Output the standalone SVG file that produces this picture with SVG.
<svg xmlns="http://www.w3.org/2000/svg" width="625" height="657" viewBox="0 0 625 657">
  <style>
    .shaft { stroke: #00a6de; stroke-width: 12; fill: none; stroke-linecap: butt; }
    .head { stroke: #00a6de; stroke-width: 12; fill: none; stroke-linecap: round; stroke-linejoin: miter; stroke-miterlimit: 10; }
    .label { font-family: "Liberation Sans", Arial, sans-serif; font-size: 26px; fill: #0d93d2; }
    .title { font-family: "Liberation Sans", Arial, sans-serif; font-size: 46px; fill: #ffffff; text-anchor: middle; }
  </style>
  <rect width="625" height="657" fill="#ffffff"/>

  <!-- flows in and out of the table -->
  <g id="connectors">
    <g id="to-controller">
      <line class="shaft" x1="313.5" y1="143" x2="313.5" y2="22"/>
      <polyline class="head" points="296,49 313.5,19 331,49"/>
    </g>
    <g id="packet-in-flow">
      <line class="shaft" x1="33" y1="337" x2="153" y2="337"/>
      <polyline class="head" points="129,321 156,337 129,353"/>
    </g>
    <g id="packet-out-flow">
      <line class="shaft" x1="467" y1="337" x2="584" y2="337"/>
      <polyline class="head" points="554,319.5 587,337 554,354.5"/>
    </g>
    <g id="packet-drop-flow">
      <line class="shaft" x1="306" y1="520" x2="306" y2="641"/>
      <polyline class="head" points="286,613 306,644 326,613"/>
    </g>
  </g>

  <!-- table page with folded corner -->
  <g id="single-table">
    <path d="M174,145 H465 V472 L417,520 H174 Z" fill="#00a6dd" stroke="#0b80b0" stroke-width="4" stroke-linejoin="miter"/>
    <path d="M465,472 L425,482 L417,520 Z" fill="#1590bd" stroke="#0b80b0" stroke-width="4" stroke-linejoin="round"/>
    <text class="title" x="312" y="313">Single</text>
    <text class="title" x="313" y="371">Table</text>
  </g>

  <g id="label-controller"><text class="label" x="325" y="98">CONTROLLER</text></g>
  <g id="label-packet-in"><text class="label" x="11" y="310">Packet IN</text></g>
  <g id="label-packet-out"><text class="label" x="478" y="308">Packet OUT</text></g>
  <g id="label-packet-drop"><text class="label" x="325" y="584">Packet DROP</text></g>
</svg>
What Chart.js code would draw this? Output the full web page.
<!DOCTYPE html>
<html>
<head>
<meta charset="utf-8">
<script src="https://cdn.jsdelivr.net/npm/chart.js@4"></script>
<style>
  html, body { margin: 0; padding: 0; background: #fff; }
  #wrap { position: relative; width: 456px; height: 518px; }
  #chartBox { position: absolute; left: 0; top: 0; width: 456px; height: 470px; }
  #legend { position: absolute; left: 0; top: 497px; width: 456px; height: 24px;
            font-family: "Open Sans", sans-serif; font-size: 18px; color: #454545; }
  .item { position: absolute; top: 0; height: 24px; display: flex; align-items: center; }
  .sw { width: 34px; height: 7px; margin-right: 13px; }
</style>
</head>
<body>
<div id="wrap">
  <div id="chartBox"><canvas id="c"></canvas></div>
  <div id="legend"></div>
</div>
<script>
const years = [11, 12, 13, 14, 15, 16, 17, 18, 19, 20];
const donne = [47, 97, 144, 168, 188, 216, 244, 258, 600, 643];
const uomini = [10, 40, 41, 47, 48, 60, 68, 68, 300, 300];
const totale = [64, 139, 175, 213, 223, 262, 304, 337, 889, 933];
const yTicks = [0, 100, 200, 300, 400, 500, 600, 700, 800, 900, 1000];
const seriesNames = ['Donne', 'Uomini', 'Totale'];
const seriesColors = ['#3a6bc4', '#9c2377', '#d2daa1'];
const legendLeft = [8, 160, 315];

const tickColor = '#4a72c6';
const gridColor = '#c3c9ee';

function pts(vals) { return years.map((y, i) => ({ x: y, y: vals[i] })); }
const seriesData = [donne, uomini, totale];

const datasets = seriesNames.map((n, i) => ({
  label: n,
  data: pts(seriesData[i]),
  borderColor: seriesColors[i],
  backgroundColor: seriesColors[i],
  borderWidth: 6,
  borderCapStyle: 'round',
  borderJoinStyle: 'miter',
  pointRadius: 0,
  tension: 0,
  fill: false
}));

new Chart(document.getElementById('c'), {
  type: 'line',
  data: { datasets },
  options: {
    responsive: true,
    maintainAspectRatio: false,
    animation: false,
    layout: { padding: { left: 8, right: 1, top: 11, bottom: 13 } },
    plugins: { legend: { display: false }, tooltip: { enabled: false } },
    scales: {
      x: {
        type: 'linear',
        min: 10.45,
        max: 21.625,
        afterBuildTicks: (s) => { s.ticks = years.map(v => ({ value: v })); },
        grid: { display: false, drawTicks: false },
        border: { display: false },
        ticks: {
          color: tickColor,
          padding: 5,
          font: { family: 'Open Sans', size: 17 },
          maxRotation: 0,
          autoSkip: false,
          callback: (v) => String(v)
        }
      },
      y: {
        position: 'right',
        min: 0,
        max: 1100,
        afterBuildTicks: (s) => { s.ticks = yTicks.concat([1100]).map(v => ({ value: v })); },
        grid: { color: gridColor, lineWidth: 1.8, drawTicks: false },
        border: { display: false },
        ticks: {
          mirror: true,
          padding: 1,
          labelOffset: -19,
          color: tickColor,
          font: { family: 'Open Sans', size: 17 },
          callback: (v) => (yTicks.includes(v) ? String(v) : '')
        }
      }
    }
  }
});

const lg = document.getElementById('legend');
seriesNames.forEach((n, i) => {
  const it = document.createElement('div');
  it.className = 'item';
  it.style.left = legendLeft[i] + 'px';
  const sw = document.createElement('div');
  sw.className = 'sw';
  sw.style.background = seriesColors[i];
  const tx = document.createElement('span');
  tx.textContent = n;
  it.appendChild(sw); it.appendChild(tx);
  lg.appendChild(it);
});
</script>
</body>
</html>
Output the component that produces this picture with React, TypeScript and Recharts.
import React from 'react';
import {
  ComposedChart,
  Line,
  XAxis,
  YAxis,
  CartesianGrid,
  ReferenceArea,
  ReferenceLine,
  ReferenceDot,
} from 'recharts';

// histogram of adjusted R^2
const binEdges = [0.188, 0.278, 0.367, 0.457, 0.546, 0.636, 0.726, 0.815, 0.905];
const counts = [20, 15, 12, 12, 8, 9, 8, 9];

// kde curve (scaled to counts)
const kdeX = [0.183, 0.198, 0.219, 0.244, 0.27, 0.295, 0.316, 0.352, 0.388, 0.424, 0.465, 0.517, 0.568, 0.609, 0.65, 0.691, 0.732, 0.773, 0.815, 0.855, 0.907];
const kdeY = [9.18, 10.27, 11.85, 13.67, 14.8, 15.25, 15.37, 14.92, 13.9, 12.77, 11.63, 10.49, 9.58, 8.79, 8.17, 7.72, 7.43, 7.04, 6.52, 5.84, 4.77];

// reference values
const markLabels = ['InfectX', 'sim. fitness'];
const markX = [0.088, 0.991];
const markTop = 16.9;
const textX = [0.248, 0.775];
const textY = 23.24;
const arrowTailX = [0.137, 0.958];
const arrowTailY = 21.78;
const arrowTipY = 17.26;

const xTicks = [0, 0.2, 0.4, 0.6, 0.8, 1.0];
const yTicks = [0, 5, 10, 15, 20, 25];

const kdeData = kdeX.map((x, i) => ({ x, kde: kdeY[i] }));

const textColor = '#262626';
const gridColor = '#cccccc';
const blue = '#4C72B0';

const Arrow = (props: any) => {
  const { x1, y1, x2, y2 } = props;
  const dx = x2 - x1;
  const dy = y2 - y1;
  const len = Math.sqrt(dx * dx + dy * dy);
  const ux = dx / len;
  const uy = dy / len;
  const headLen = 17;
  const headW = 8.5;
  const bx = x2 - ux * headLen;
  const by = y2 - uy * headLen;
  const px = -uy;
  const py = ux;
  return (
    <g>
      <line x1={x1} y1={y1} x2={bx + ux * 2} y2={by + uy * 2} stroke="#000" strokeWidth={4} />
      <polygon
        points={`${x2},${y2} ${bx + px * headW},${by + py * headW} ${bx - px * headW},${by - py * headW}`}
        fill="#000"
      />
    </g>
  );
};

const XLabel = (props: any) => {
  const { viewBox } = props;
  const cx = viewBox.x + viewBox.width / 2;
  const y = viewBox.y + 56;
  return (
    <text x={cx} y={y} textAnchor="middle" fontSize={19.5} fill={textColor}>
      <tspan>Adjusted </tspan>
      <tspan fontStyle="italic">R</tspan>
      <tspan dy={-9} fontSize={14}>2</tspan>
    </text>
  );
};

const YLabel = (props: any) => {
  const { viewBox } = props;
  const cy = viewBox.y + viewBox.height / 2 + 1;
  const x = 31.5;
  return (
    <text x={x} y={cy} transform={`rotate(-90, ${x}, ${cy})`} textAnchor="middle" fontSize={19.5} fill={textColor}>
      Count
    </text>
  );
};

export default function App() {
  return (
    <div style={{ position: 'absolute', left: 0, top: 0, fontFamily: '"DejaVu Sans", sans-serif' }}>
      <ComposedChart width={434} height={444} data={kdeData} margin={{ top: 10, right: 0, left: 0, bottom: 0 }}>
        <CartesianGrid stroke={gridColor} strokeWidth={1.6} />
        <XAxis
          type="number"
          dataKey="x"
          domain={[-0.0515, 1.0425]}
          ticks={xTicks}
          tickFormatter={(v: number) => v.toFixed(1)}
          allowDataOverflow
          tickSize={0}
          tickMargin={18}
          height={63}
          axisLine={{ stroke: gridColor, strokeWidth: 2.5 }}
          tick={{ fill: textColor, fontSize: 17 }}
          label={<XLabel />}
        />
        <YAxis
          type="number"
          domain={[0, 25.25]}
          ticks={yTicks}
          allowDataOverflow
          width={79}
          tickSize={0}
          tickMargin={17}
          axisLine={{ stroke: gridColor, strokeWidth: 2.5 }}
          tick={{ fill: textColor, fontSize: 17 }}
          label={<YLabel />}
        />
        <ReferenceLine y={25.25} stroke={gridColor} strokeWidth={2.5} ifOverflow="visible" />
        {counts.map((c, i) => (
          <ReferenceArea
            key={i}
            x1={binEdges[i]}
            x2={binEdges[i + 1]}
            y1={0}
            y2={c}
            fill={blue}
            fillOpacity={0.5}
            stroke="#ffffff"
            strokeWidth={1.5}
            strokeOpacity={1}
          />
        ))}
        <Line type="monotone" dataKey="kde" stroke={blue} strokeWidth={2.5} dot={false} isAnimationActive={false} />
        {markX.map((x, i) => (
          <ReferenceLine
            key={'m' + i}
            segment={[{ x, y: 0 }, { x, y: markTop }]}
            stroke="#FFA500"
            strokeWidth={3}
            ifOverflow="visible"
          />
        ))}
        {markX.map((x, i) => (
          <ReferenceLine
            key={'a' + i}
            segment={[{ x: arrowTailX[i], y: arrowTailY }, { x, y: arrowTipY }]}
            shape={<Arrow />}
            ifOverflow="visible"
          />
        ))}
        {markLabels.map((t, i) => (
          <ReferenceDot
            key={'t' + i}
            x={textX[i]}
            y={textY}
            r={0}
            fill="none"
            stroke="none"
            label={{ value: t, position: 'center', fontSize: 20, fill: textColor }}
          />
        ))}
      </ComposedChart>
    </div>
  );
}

-----

» Goal of the exercise
Exactly and only the lines from the line that contains "Output the component" through the line that contains "const counts = [20, 15, 12, 12, 8, 9, 8, 9];" are to be repeated as they stand.

» Response below
Output the component that produces this picture with React, TypeScript and Recharts.
import React from 'react';
import {
  ComposedChart,
  Line,
  XAxis,
  YAxis,
  CartesianGrid,
  ReferenceArea,
  ReferenceLine,
  ReferenceDot,
} from 'recharts';

// histogram of adjusted R^2
const binEdges = [0.188, 0.278, 0.367, 0.457, 0.546, 0.636, 0.726, 0.815, 0.905];
const counts = [20, 15, 12, 12, 8, 9, 8, 9];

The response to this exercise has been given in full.